A recent uptick in the U.S. Department of Justice’s use of statements of interest in whistleblower False Claims Act cases is likely heavily influenced by the need to shake out where FCA law stands after the U.S. Supreme Court’s prominent Escobar decision, attorneys say.

A statement of interest, or SOI, is a filing used by the DOJ to express its view on particular legal and policy considerations in a case where it is not a party. An SOI is typically differentiated from an amicus brief in that the government, at least ostensibly, is not explicitly weighing in on the side of one party over another.

Goldberg Kohn principal Matthew Organ echoed the idea of the DOJ working to protect its interest in the FCA, noting that it works carefully to ensure that the FCA is not “artificially limited.”

“They want to make sure they can exercise the full scope of the False Claims Act,” he said.

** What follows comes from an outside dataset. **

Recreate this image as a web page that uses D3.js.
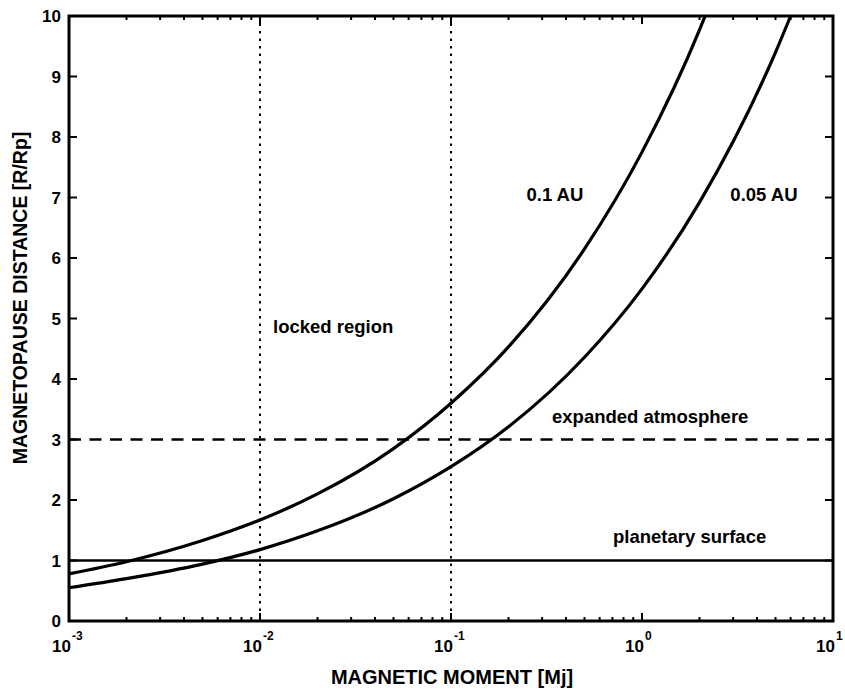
<!DOCTYPE html>
<html>
<head>
<meta charset="utf-8">
<script src="https://cdn.jsdelivr.net/npm/d3@7"></script>
<style>
  body { margin: 0; background: #fff; }
  text { font-family: "Liberation Sans", Arial, sans-serif; font-weight: bold; fill: #000; }
</style>
</head>
<body>
<div id="chart"></div>
<script>
// magnetic moment [Mj] sample points
var moment_01 = [0.001, 0.002, 0.005, 0.01, 0.02, 0.05, 0.1, 0.2, 0.5, 1, 2, 2.14];
var dist_01   = [0.78, 0.98, 1.33, 1.67, 2.1, 2.85, 3.6, 4.53, 6.15, 7.75, 9.77, 10];

var moment_005 = [0.001, 0.002, 0.005, 0.01, 0.02, 0.05, 0.1, 0.2, 0.5, 1, 2, 5, 6.0];
var dist_005   = [0.55, 0.70, 0.94, 1.18, 1.49, 2.02, 2.55, 3.21, 4.36, 5.49, 6.92, 9.4, 10];

var xTicks = [0.001, 0.01, 0.1, 1, 10];
var xTickExp = ["-3", "-2", "-1", "0", "1"];
var yTicks = [0, 1, 2, 3, 4, 5, 6, 7, 8, 9, 10];

var refLevels = [1, 3];          // planetary surface, expanded atmosphere
var refMoments = [0.01, 0.1];    // locked region bounds

var labels = [
  {text: "0.1 AU", x: 0.35, y: 6.94, anchor: "middle"},
  {text: "0.05 AU", x: 4.35, y: 6.94, anchor: "middle"},
  {text: "locked region", x: 0.0117, y: 4.76, anchor: "start"},
  {text: "expanded atmosphere", x: 0.338, y: 3.27, anchor: "start"},
  {text: "planetary surface", x: 0.705, y: 1.29, anchor: "start"}
];

var w = 845, h = 690,
    margin = {top: 16, right: 12, bottom: 69, left: 69},
    width = w - margin.left - margin.right,
    height = h - margin.top - margin.bottom;

var svg = d3.select("#chart").append("svg").attr("width", w).attr("height", h);
var g = svg.append("g").attr("transform", "translate(" + margin.left + "," + margin.top + ")");

var x = d3.scaleLog().domain([0.001, 10]).range([0, width]);
var y = d3.scaleLinear().domain([0, 10]).range([height, 0]);

// minor ticks on the log axis
var minor = [];
for (var e = -3; e < 1; e++) {
  for (var k = 2; k <= 9; k++) minor.push(k * Math.pow(10, e));
}

// reference lines
g.selectAll(".vref").data(refMoments).enter().append("line")
    .attr("x1", function(d) { return x(d); }).attr("x2", function(d) { return x(d); })
    .attr("y1", 0).attr("y2", height)
    .attr("stroke", "#000").attr("stroke-width", 2)
    .attr("stroke-dasharray", "2.5,5");

g.append("line")
    .attr("x1", 0).attr("x2", width)
    .attr("y1", y(refLevels[1])).attr("y2", y(refLevels[1]))
    .attr("stroke", "#000").attr("stroke-width", 2.5)
    .attr("stroke-dasharray", "12,8.5");

g.append("line")
    .attr("x1", 0).attr("x2", width)
    .attr("y1", y(refLevels[0])).attr("y2", y(refLevels[0]))
    .attr("stroke", "#000").attr("stroke-width", 2.5);

// curves
var line = d3.line()
    .x(function(d) { return x(d[0]); })
    .y(function(d) { return y(d[1]); })
    .curve(d3.curveMonotoneX);

[[moment_01, dist_01], [moment_005, dist_005]].forEach(function(s) {
  g.append("path")
      .datum(d3.zip(s[0], s[1]))
      .attr("fill", "none")
      .attr("stroke", "#000")
      .attr("stroke-width", 3.2)
      .attr("stroke-linejoin", "round")
      .attr("d", line);
});

// ticks, inside, on all four sides
var tk = g.append("g").attr("stroke", "#000").attr("stroke-width", 2);
xTicks.forEach(function(d) {
  tk.append("line").attr("x1", x(d)).attr("x2", x(d)).attr("y1", height).attr("y2", height - 8);
  tk.append("line").attr("x1", x(d)).attr("x2", x(d)).attr("y1", 0).attr("y2", 8);
});
minor.forEach(function(d) {
  tk.append("line").attr("x1", x(d)).attr("x2", x(d)).attr("y1", height).attr("y2", height - 4);
  tk.append("line").attr("x1", x(d)).attr("x2", x(d)).attr("y1", 0).attr("y2", 4);
});
yTicks.forEach(function(d) {
  tk.append("line").attr("x1", 0).attr("x2", 8).attr("y1", y(d)).attr("y2", y(d));
  tk.append("line").attr("x1", width).attr("x2", width - 8).attr("y1", y(d)).attr("y2", y(d));
});

// frame
g.append("rect")
    .attr("width", width).attr("height", height)
    .attr("fill", "none").attr("stroke", "#000").attr("stroke-width", 3);

// tick labels
g.selectAll(".ylab").data(yTicks).enter().append("text")
    .attr("x", -8).attr("y", function(d) { return y(d); })
    .attr("dy", "0.36em")
    .attr("text-anchor", "end")
    .style("font-size", "17px")
    .text(function(d) { return d; });

var xl = g.selectAll(".xlab").data(xTicks).enter().append("text")
    .attr("x", function(d) { return x(d) - 17; })
    .attr("y", height + 31)
    .attr("text-anchor", "start")
    .style("font-size", "17px");
xl.append("tspan").text("10");
xl.append("tspan")
    .attr("dy", -12).attr("dx", 1)
    .style("font-size", "12px")
    .text(function(d, i) { return xTickExp[i]; });

// annotations
g.selectAll(".ann").data(labels).enter().append("text")
    .attr("x", function(d) { return x(d.x); })
    .attr("y", function(d) { return y(d.y); })
    .attr("text-anchor", function(d) { return d.anchor; })
    .style("font-size", "18.5px")
    .text(function(d) { return d.text; });

// axis titles
svg.append("text")
    .attr("x", 452).attr("y", 684)
    .attr("text-anchor", "middle")
    .style("font-size", "20px")
    .text("MAGNETIC MOMENT [Mj]");

svg.append("text")
    .attr("transform", "translate(27,298) rotate(-90)")
    .attr("text-anchor", "middle")
    .style("font-size", "19.5px")
    .text("MAGNETOPAUSE DISTANCE [R/Rp]");
</script>
</body>
</html>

The Escobar decision upheld the use of the “implied certification” doctrine — when a company knowingly certifies that it is in compliance with all relevant regulations, laws and contractual clauses, but isn’t, even if those requirements are not explicit conditions of payment — as a basis for FCA liability, but also held that such certifications must be “material” to a government payment decision.

“That was, at least in some people’s view … a groundbreaking decision,” Goldberg Kohn principal David Chizewer said. “By anybody’s view, it has certainly caused the courts to at least reevaluate a lot of the pending cases that are currently awaiting a decision.”